Thursday, November 11, 2010

Married Life, Kitchen Edition

Rob has been sick for almost a week. (He's going to the doctor tomorrow.) We could probably fill the bathtub several times over with all of the tea and soup I've been making. Our whole house smells like onion, garlic, and ginger.

When I asked Rob if I could get him anything from the store this afternoon, I was expecting him to ask for a bottled smoothie, or something equally throat-soothing and overflowing with vitamin C.

His reply? "Something not tea or soup. Maybe a cookie?"

I thought about buying a bag of vegan trail-mix cookies from Trader Joe's. But that would inevitably lead to Westley asking, "Can I have a cookie?" every five minutes. So I racked my brain, wondering where in the area I could get one ABC cookie. When I realized it would be at least a 20-minute drive to acquire said cookie, and it occurred to me that if Rob is going to get a cookie, I should also get a cookie, I gave up.

Fuck it. I'm making cookies from scratch.

(Yes, I realize, this doesn't solve the problem of the "Can I have a cookie?"-at-five-minute-intervals conversation. But at least I can make as many or as few cookies as I want.)

I paid way too much at the local chain grocery store for my "natural" ingredients, but whatever. Westley would be napping when I got home, and he'd get to wake up to the smell of freshly baked cookies.

I gluten- and soy-freed the Big Gigantoid Crunchy Peanut Butter-Oatmeal Cookies from Vegan with a Vengeance. After taking them out of the oven and waiting the recommended 10 minutes before transferring them to cooling racks, I stood back to admire my work.

Me: What is it about homemade cookies?

Rob: The awesomeness?

Me: There's so much love in them.

Rob: You don't make cookies for someone you hate.

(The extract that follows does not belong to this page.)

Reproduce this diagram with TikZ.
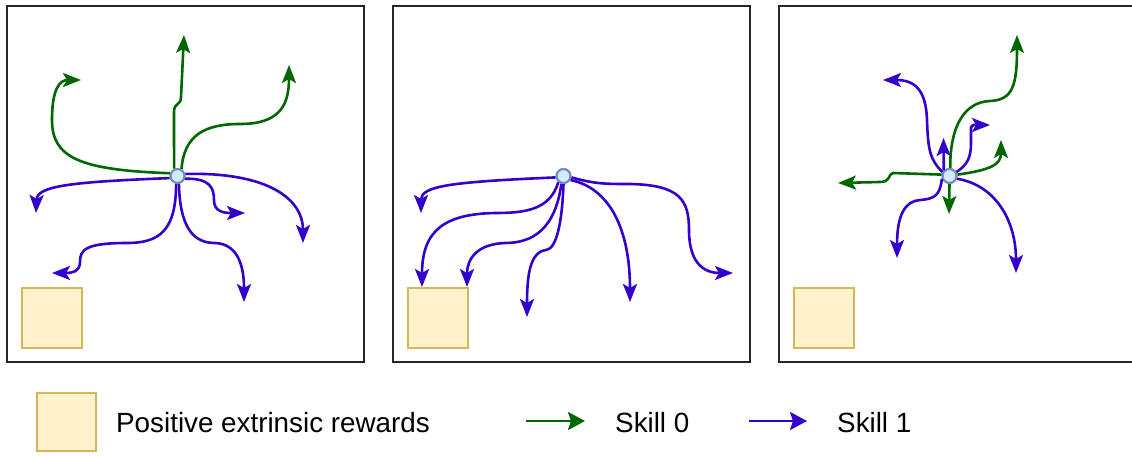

And this summed up why I'm starting a gluten-free, soy-free vegan food section here (very soon! I've already taken a bunch of [bad] food pictures, and I have thoughts and recipes and randomness ready to share). Caring is a huge part of feeding my family. I shop and cook the way I do because being hands-on and do-it-yourself in the kitchen is something I believe in very strongly. But I also do it because I just plain love these people I live with, and I want them to eat well.

Unfortunately, way too often, I fall through the cracks in this food-love relationship. I'll make delicious, flaky whole wheat biscuits for Rob and Westley, and nothing for myself. I'll buy an ingredient that makes me sick, or plan a meal I can't eat. Rob's comment about cookies made me realize it's time for a little more self-love in the kitchen. Instead of hating my dietary restrictions, self-imposed and health-imposed alike, I can celebrate them. To paraphrase the great philosopher RuPaul, "If you can't make cookies for yourself, how the hell you gonna make cookies for somebody else?"

I have to start making cookies - and meals and drinks and snacks - for myself. (Can I get a Amen up in here?)